Extract and list every line that contains the word "Clone".

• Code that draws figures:
-- -- --

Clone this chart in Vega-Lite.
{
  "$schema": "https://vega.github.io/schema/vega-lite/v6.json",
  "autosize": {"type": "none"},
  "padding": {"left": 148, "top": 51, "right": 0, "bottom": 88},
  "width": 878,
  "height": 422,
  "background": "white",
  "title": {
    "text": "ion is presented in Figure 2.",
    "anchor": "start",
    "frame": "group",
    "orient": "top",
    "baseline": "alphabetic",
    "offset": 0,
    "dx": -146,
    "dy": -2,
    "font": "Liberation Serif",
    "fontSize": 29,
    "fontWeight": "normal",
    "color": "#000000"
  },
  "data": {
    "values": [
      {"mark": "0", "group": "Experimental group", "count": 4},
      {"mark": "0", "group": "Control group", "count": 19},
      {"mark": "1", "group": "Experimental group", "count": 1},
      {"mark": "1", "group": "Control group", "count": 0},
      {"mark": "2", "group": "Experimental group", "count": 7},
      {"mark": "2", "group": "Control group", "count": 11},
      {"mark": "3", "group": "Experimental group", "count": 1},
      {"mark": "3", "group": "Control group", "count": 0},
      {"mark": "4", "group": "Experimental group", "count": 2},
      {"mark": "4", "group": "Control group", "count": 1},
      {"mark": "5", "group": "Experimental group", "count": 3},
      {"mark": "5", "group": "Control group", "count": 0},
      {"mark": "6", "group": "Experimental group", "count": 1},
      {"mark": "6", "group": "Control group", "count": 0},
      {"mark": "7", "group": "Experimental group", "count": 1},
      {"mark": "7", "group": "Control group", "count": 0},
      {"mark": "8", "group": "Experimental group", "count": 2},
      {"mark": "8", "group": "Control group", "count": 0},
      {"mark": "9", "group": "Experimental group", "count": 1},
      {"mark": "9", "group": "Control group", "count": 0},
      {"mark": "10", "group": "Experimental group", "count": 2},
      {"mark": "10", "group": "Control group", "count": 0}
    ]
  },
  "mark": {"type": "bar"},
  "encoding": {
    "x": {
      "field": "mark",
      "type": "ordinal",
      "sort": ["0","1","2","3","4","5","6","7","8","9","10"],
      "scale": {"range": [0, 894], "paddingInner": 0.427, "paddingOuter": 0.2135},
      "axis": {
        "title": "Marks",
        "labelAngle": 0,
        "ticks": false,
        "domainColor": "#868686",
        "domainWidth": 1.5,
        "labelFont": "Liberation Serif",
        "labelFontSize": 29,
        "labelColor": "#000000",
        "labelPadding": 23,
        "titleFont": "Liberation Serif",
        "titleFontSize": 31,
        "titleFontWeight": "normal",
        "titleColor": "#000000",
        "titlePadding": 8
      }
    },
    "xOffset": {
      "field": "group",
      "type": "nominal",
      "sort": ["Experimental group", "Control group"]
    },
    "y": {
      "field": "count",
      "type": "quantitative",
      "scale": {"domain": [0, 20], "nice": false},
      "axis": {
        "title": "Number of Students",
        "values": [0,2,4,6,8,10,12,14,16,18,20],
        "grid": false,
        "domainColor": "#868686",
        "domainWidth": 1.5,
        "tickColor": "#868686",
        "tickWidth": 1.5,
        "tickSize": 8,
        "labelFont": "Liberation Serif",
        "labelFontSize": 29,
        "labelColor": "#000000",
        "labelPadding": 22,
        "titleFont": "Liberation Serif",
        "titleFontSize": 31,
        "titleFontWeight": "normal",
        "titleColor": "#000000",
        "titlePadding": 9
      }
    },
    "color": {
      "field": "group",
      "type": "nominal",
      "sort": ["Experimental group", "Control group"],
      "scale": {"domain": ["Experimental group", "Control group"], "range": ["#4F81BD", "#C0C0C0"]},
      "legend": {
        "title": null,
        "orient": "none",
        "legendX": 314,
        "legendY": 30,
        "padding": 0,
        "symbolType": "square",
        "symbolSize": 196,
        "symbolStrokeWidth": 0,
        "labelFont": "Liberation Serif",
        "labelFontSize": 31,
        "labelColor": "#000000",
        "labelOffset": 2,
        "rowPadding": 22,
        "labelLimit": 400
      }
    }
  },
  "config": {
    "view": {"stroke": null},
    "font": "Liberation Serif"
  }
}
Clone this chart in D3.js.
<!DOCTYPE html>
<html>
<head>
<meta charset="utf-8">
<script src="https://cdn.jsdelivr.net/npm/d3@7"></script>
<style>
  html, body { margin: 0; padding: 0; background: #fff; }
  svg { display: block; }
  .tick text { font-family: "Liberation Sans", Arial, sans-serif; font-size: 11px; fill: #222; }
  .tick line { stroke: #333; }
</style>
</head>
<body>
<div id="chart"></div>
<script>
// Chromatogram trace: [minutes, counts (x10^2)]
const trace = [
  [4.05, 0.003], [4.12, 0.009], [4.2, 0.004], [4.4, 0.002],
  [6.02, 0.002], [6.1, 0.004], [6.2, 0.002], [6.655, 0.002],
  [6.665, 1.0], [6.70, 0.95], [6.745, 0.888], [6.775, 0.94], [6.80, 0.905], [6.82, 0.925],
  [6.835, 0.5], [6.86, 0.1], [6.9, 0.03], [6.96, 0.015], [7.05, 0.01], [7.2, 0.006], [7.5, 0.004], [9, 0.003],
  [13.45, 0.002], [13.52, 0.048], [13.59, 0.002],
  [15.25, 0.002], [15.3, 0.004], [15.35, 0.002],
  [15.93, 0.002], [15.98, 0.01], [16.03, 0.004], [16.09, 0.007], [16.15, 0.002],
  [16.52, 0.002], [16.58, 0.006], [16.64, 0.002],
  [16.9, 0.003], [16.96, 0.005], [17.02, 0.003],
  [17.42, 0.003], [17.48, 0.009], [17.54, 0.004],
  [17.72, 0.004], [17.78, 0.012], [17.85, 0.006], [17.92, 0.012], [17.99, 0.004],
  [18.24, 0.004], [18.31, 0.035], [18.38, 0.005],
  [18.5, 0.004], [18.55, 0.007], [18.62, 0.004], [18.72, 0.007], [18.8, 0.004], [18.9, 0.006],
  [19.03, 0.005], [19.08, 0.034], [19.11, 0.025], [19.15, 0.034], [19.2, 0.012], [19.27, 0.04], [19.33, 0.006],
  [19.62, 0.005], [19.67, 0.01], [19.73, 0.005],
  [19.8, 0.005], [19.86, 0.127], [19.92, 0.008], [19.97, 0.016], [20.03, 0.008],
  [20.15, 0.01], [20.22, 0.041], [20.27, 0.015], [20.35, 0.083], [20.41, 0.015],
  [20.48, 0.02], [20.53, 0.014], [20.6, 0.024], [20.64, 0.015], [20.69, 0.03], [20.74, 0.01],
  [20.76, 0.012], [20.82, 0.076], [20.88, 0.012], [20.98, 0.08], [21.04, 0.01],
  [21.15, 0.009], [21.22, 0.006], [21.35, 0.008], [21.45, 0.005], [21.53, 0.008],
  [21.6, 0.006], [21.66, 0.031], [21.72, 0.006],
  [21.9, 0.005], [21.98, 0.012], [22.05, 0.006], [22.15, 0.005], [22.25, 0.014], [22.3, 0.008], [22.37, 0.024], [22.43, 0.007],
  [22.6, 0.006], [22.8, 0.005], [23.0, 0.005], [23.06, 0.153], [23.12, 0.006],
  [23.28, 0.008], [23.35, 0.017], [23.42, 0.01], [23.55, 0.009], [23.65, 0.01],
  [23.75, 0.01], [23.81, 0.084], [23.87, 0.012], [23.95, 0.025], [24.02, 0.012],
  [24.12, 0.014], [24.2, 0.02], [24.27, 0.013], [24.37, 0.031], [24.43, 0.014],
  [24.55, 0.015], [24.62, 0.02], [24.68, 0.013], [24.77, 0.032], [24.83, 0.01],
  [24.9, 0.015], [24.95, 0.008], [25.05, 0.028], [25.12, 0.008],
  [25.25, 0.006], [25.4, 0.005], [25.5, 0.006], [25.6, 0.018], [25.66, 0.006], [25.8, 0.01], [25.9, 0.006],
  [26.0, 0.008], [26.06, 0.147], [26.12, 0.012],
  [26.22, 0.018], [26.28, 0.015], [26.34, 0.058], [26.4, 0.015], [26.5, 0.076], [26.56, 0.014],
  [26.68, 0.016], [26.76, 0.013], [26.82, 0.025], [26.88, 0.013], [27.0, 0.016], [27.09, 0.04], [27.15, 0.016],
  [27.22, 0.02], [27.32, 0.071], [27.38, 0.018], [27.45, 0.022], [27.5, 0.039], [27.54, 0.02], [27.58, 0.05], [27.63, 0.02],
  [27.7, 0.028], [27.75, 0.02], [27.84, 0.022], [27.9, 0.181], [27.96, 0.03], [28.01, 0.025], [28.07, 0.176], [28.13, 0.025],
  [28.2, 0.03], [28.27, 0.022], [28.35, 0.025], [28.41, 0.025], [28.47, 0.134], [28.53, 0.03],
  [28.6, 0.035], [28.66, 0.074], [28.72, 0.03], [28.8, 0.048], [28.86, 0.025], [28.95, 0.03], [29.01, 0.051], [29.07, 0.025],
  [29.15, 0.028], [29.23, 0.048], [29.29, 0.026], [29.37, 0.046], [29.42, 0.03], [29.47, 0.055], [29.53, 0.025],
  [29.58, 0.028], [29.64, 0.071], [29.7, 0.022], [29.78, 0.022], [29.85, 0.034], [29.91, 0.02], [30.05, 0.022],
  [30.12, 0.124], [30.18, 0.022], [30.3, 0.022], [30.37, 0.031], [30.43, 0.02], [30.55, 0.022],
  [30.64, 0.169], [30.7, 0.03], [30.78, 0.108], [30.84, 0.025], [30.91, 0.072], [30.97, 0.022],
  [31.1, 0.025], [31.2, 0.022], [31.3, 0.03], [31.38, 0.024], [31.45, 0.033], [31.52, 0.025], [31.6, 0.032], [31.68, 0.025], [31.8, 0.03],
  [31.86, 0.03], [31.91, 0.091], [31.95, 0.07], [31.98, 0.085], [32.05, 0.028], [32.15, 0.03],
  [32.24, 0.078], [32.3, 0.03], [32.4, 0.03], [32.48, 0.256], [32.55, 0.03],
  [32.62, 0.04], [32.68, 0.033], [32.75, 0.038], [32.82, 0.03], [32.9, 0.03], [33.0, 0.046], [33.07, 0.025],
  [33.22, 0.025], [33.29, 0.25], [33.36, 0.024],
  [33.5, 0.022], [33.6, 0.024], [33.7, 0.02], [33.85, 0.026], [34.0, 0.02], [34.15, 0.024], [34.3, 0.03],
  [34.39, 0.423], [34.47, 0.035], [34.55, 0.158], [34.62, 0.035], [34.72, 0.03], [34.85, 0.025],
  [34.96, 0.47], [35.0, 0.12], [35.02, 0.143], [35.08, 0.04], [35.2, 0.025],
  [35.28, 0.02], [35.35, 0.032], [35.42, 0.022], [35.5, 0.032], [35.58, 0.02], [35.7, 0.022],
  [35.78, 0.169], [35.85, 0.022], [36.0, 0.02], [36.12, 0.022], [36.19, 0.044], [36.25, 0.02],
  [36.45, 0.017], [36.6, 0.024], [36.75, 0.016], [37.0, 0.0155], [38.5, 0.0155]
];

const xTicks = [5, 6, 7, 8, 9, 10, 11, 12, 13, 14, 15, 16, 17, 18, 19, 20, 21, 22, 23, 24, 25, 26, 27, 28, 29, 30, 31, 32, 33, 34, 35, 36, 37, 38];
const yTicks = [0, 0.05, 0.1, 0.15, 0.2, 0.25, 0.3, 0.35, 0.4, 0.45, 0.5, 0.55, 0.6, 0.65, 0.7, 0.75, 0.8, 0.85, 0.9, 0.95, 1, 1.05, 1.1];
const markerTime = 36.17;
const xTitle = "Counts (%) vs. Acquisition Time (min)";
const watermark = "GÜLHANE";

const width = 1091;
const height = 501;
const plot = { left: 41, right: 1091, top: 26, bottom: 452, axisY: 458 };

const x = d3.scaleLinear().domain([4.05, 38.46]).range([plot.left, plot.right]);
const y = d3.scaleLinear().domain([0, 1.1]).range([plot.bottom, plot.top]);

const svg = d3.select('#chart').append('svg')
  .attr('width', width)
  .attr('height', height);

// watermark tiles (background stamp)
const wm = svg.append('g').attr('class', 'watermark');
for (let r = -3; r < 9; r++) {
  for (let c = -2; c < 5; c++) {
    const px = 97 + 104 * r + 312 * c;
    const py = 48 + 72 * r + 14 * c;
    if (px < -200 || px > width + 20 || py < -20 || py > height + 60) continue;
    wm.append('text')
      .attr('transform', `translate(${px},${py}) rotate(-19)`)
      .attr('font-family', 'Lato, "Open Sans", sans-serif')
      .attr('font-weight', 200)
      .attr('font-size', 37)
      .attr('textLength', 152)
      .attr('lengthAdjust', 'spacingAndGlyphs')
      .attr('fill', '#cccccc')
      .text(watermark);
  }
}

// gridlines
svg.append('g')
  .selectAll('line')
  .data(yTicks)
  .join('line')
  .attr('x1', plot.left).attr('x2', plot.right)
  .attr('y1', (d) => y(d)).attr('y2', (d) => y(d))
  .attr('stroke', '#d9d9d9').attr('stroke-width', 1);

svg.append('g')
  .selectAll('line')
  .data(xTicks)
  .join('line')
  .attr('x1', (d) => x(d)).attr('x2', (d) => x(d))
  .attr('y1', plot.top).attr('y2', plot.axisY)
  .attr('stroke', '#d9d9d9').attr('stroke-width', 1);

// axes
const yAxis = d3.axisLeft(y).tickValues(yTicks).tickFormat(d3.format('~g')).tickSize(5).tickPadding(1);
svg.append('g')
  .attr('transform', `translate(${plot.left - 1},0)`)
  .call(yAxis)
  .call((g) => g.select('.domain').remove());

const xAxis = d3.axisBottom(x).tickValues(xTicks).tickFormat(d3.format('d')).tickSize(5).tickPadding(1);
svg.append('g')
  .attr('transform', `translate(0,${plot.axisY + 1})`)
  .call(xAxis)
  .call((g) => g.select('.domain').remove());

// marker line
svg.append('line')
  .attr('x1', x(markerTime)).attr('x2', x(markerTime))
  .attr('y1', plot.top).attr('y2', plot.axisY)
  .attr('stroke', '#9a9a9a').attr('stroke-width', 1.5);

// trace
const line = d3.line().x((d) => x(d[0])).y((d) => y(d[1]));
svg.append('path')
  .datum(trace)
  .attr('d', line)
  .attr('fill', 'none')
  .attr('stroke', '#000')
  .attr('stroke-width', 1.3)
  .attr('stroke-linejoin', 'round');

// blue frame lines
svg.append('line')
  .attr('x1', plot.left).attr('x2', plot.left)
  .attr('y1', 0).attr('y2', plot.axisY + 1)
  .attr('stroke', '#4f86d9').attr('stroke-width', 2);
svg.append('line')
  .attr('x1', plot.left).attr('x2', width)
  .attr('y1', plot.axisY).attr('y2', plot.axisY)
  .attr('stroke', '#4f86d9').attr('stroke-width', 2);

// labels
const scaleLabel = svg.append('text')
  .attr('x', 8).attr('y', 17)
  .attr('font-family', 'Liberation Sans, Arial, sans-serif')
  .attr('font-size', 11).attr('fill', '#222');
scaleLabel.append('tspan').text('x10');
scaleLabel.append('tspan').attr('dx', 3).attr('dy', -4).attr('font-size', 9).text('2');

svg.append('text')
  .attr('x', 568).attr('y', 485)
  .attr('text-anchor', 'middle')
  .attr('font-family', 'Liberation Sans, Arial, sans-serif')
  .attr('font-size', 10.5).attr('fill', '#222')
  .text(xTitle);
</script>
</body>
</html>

-- -- --

• Finished task:
Clone this chart in Vega-Lite.
Clone this chart in D3.js.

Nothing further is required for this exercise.